The acting is quite good. The supporting cast, of which there are very few, do well, and the three leads really shine. Rick Crawford, who plays Dennis, is excellent. He plays a very emotionally complex character well. He’s very expressive. He reminds me a little of Dustin Hoffman in Straw Dogs. My only issue with him isn’t with the acting, but the character. We feel for Dennis throughout the movie as he is bullied and tormented by The Biker, but later on in the flick he proves himself to be such a spineless, cowardly wuss that it’s difficult to muster much sympathy for him. I’m not 100% sure if that’s what they were going for, but I think they wanted the audience to develop a disdain for the character by the end, and they accomplished their goal. Audrey Walker, who plays Dennis’ wife Crystal, positively OWNS the final third of the movie. Her acting in the rape scene alone is award worthy. She doesn’t play a big role in the initial proceedings, but when the third act comes crashing in, she delivers a tour de force performance. Chris Witherspoon, in a very Argento like move, plays the killer in his own film. He steps in front of the camera as The Biker, and he plays him perfectly. There is a universally recognizable quality to him, which is needed for an “everyman psycho” type of character. At the same time, just like Voorhees, Myers, or any other masked, mute character, a certain amount of personality has to be portrayed purely through bodily movement. Witherspoon does just that. The combination of both makes the Biker oddly familiar yet coldly menacing. In other words, Witherspoon plays a great villain.
When it comes to the violence, this is one of those flicks where you can tell just how big of a horror fan the reviewer is. I’ve seen reviewers call the flick “brutally violent” and talk about gore. These must be the more mainstream movie watchers who are unaccustomed to real gore. The more seasoned horror freaks talk about how the film doesn’t focus on the carnage. I think they’re understating the case. The only scene that I would call truly brutal is the rape scene. Make no mistake; that scene is brutal. Those particularly sensitive to sexual violence might have problems getting through it. Most of the other mayhem takes place either off screen or with shaky cam and rapid edits obscuring our view. I’ll get back to that in a moment. I’ll also contradict what I’m about to say two paragraphs down, but get over it. That’s how I roll. Anyway, the film doesn’t focus on the violence going on, it focuses more on the character’s reactions to what is going on. I really dug that. It made the violence more real, and therefore more affecting. For example, during the rape scene we could have watched what The Biker was actually doing to Crystal the whole time, and it would have been harrowing. Instead, we see what’s going on, but the camera focuses more on the faces of Crystal and Dennis while the deed is being done, and it hits like a punch in the gut. With actors as strong as Walker and Crawford, focusing on their emotional reactions made it so much more intense than just showing the action would have. This focus on the effect of the violence rather than the act itself is thematic as well as visual. For example, throughout the first part of the movie, The Biker’s attacks on Dennis are far shorter than the time we spend watching Dennis fall apart as a result of them. Good call on Witherspoon’s part.
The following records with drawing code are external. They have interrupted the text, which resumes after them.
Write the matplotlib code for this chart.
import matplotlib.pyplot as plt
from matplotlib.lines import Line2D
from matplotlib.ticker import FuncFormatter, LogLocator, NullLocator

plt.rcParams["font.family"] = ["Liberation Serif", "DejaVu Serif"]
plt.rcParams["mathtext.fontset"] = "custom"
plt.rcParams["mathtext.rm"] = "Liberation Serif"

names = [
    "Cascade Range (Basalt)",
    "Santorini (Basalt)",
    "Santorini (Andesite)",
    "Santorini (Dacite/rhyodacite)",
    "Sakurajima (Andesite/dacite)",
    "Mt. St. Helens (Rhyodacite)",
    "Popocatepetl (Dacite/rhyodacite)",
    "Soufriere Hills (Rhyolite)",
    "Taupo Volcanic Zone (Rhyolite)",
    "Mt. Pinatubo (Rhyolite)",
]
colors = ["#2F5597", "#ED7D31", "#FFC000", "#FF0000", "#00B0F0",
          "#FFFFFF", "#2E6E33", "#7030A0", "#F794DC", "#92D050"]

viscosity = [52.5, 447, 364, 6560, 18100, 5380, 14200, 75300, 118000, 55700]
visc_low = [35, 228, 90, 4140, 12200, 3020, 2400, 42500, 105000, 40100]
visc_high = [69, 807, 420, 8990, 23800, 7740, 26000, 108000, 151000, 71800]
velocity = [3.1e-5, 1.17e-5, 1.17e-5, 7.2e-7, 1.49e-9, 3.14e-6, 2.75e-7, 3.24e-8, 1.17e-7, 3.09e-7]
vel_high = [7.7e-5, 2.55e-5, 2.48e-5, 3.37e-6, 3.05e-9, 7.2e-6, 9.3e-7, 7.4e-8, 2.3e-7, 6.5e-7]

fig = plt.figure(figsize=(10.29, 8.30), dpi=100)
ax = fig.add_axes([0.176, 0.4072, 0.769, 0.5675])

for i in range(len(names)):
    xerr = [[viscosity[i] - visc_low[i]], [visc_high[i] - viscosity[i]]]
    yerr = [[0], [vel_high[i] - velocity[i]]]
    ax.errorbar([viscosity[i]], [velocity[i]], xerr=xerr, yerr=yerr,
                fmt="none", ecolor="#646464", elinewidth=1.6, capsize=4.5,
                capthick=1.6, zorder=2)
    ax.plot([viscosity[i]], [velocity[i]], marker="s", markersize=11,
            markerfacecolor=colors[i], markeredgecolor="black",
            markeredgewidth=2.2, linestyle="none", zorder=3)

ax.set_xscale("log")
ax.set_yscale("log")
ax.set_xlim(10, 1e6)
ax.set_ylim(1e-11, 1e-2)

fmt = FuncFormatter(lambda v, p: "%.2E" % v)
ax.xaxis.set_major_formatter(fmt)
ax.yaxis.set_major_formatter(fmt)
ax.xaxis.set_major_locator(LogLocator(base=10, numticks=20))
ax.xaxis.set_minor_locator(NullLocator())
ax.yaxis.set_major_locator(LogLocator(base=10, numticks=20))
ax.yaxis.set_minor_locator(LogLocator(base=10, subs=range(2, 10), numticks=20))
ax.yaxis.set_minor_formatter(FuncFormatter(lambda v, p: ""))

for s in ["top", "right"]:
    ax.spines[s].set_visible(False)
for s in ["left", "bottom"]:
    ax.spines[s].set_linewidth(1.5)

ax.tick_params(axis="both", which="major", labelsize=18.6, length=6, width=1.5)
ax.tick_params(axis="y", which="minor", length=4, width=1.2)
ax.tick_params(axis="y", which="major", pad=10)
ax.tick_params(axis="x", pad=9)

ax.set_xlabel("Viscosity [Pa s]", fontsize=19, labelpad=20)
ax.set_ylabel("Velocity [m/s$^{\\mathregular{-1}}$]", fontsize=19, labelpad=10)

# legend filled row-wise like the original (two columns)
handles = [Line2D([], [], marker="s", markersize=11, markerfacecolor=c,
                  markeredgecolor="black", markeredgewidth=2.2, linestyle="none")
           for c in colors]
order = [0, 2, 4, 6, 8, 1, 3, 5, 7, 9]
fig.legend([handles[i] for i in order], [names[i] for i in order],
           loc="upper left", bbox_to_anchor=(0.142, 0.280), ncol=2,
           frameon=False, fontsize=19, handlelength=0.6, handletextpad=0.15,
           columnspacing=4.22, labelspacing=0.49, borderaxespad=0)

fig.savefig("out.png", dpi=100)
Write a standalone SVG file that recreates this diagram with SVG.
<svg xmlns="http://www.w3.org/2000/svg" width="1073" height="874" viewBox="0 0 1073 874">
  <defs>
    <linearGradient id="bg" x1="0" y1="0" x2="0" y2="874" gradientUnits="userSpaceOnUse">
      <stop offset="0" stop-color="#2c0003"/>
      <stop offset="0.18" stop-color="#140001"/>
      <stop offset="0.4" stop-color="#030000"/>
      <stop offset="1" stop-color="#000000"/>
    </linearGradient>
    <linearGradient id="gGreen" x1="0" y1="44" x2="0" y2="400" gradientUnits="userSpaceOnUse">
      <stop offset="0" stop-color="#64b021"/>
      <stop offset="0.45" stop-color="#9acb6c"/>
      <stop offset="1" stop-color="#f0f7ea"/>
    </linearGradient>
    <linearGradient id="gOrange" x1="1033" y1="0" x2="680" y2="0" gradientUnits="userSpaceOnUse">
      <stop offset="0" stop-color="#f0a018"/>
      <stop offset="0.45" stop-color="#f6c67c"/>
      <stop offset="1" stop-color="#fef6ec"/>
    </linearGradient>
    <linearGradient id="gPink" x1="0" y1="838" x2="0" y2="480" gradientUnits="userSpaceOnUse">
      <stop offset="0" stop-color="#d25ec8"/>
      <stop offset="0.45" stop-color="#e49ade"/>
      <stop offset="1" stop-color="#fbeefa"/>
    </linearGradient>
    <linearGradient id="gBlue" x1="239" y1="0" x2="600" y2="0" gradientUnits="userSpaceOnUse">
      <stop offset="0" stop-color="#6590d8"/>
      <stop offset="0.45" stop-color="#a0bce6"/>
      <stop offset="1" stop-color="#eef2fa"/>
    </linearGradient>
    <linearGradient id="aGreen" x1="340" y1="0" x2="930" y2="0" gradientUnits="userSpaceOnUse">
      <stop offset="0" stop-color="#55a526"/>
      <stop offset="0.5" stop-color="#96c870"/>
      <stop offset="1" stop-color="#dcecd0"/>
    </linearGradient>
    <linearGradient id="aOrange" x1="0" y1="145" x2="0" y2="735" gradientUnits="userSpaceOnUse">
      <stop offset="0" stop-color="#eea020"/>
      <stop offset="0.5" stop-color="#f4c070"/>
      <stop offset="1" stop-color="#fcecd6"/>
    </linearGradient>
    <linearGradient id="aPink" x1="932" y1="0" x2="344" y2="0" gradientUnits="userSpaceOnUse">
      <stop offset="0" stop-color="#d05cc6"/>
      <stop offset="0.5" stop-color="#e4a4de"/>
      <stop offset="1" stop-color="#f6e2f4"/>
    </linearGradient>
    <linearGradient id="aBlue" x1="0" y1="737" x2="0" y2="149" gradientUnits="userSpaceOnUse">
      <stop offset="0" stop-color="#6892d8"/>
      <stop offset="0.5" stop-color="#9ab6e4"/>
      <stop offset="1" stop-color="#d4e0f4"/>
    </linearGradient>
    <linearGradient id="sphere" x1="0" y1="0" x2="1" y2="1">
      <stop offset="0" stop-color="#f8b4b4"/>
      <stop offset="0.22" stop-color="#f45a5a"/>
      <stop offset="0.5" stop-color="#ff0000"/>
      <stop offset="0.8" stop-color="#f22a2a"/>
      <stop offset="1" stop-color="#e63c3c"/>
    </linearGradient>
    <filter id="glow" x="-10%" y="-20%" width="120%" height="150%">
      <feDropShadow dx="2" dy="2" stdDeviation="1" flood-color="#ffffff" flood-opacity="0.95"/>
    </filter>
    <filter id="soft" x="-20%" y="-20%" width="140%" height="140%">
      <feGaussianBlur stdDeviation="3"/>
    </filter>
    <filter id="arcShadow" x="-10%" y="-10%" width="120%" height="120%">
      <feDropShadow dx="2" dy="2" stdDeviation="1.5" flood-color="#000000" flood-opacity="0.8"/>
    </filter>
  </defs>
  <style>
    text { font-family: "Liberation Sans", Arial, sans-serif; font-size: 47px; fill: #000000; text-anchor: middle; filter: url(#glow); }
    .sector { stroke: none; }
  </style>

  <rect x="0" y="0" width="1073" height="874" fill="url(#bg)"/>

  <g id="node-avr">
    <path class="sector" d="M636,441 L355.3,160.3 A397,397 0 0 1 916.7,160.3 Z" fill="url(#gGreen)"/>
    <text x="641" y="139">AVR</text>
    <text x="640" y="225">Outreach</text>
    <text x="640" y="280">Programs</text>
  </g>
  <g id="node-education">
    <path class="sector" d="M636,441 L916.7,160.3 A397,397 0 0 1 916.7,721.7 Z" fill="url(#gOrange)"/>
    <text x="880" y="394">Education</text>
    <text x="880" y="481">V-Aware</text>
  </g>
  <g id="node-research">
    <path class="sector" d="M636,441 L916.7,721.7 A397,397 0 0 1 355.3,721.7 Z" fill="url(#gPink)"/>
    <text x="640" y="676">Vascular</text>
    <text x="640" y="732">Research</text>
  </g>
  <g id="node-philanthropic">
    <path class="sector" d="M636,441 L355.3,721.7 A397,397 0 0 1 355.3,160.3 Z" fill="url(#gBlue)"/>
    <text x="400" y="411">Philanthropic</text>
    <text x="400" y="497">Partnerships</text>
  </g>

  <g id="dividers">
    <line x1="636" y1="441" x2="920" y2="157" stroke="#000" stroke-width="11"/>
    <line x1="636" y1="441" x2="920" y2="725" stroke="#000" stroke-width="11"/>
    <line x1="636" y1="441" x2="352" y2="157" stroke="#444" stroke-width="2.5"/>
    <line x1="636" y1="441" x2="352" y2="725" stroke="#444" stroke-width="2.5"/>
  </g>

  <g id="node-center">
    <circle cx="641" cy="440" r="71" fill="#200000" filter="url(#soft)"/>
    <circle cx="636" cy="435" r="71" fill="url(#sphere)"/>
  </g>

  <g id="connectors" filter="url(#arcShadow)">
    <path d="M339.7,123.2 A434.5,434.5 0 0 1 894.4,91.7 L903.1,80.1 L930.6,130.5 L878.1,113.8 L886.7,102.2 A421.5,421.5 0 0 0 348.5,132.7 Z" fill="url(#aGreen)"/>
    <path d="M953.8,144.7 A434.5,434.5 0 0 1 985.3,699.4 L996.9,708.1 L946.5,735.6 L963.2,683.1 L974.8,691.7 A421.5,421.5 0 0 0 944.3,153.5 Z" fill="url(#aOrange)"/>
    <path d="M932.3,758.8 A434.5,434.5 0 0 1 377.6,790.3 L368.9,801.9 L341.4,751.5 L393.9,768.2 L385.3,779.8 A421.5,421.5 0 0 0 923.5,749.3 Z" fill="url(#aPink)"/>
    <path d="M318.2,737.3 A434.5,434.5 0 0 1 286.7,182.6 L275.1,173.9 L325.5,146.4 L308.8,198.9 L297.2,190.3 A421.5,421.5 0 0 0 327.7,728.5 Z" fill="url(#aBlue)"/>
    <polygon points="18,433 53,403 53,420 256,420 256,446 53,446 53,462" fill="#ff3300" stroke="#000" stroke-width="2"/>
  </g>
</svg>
That brings me to the look of the film, meaning the cinematography, editing and overall visual style. I think this is the movie’s greatest strength as well as its greatest weakness. For the most part, this movie looks amazing, especially when you take the budget into account. It has a cool saturated color palate that really makes the action pop. Witherspoon proves that he has a real gift for setting up great shots and moving the camera with purpose. Throughout the movie, it has a very old school feel without seeming dated. For the most part, it doesn’t rely on new school camera “trickery,” it’s just beautiful shots that are edited in such a way that the visual power really gets a chance to shine. It’s refreshing to see a film that’s not a “throwback” using this kind of back to basics approach of a movie just plain ‘ol being shot well. There’s one shot, a simple close-up of Dennis’ eyes, that is lit, framed, and captured so perfectly that I paused it just to admire the shot for a moment.
Then, when the Biker physically attacks Dennis, the shaky cam and rapid fire editing starts. Why, oh why, did Witherspoon have to do that? If you read this blog, you know how much I abhor shaky cam and rapid fire editing during action sequences. It mars an otherwise gorgeous movie. The idea behind this technique is that it’s supposed to add intensity to a violent scene. It actually does quite the opposite, lessening its impact. Remember when I said that I liked the way that the violence is less important than its mental effect on the characters? Well, if the camera had been allowed to gaze at the violence in the same way that it pores over the rest of the movie, the flick could have had its cake and ate it too. Had the violence been allowed to shine AND been coupled with the focus on its emotional toll, it would have been amazing! Next to the camera mastery of the rest of the film, however, the style used to shoot these scenes really stood out like a sore thumb and took me out of the movie. The same goes for some of the digital manipulation of the film, such as when the screen dissolves into black and white for flashbacks, or the annoying “jump cuts of basically the same shot” thing everyone does these days. Witherspoon’s shots are more than strong enough to speak for themselves without employing these “cheat” tactics. I think he should have had more confidence in the action itself and not felt the need to use techniques that are usually used to hide deficiencies, because that weren’t there to hide in the first place. These few moments frustrated the hell out of me. I realize that these aren’t so much mistakes as artistic choices, but I feel that they are choices that hurt the film.Chris Witherspoon is definitely a name I’ll be watching out for in the future. Despite him embracing some abhorrent recent trends in horror film-making, he’s got a lot of skill, real talent, and I’m excited to see what he comes up with in the future. I really liked Rage. It was one of those “slow burn to an intense climax” films, which are sadly becoming a lost art. Honestly, I’m surprised this flick isn’t better known than it is. It definitely deserves wider recognition. Rage looks great, has a simple but classic story, features great acting, and holds its suspense commendably. Plus, it’s got chainsaw murders. How can you not love a flick with chainsaw murders? One and a half severed thumbs up. Nathan says check it out.